Greedy decoding is a reasonable strategy, but has some drawbacks; outputs can get stuck in repetitive loops, for example. Think of the suggestions in your smartphone's auto-suggest. When you continually pick the highest suggested word, it may devolve into repeated sentences.

2. Pick from amongst the top tokens: top-k

Another commonly-used strategy is to sample from a shortlist of the top 3 tokens. This approach allows the other high-scoring tokens a chance of being picked. The randomness introduced by this sampling helps the quality of generation in a lot of scenarios.

Picking the top 3 tokens

Adding some randomness helps make output text more natural. In top-3 decoding, we first shortlist three tokens then sample one of them by considering their likelihood scores.

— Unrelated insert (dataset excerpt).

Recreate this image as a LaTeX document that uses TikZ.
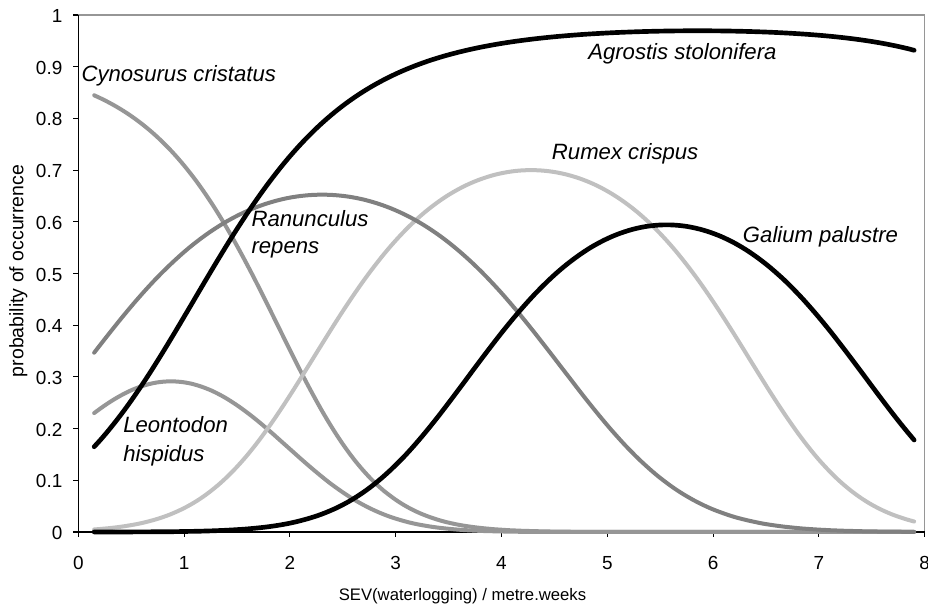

More broadly, choosing the top three tokens means setting the top-k parameter to 3. Changing the top-k parameter sets the size of the shortlist the model samples from as it outputs each token. Setting top-k to 1 gives us greedy decoding.

Adjusting to the top-k setting.

Adjusting to the top-k setting.

Note that when k is set to 0, the model disables k sampling and uses p instead.

3. Pick from amongst the top tokens whose probabilities add up to 15%: top-p

The difficulty of selecting the best top-k value opens the door for a popular decoding strategy that dynamically sets the size of the shortlist of tokens. This method, called Nucleus Sampling, creates the shortlist by selecting the top tokens whose sum of likelihoods does not exceed a certain value. A toy example with a top-p value of 0.15 could look like this:

In top-p, the size of the shortlist is dynamically selected based on the sum of likelihood scores reaching some threshold.

In top-p, the size of the shortlist is dynamically selected based on the sum of likelihood scores reaching some threshold.

Top-p is usually set to a high value (like 0.75) with the purpose of limiting the long tail of low-probability tokens that may be sampled. We can use both top-k and top-p together. If both k and p are enabled, p acts after k.

Frequency and Presence Penalties

The final set of parameters worth discussing in this context are frequency_penalty and presence_penalty, both of which work on the log probabilities of tokens (i.e. the "logits") in order to influence how often a given token appears in output.

The frequency penalty penalizes tokens that have already appeared in the preceding text (including the prompt), and scales based on how many times that token has appeared. So a token that has already appeared 10 times gets a higher penalty (which reduces its probability of appearing) than a token that has appeared only once.

The presence penalty, on the other hand, applies the penalty regardless of frequency. As long as the token has appeared once before, it will get penalized.

These settings are useful if you want to get rid of repetition in your outputs.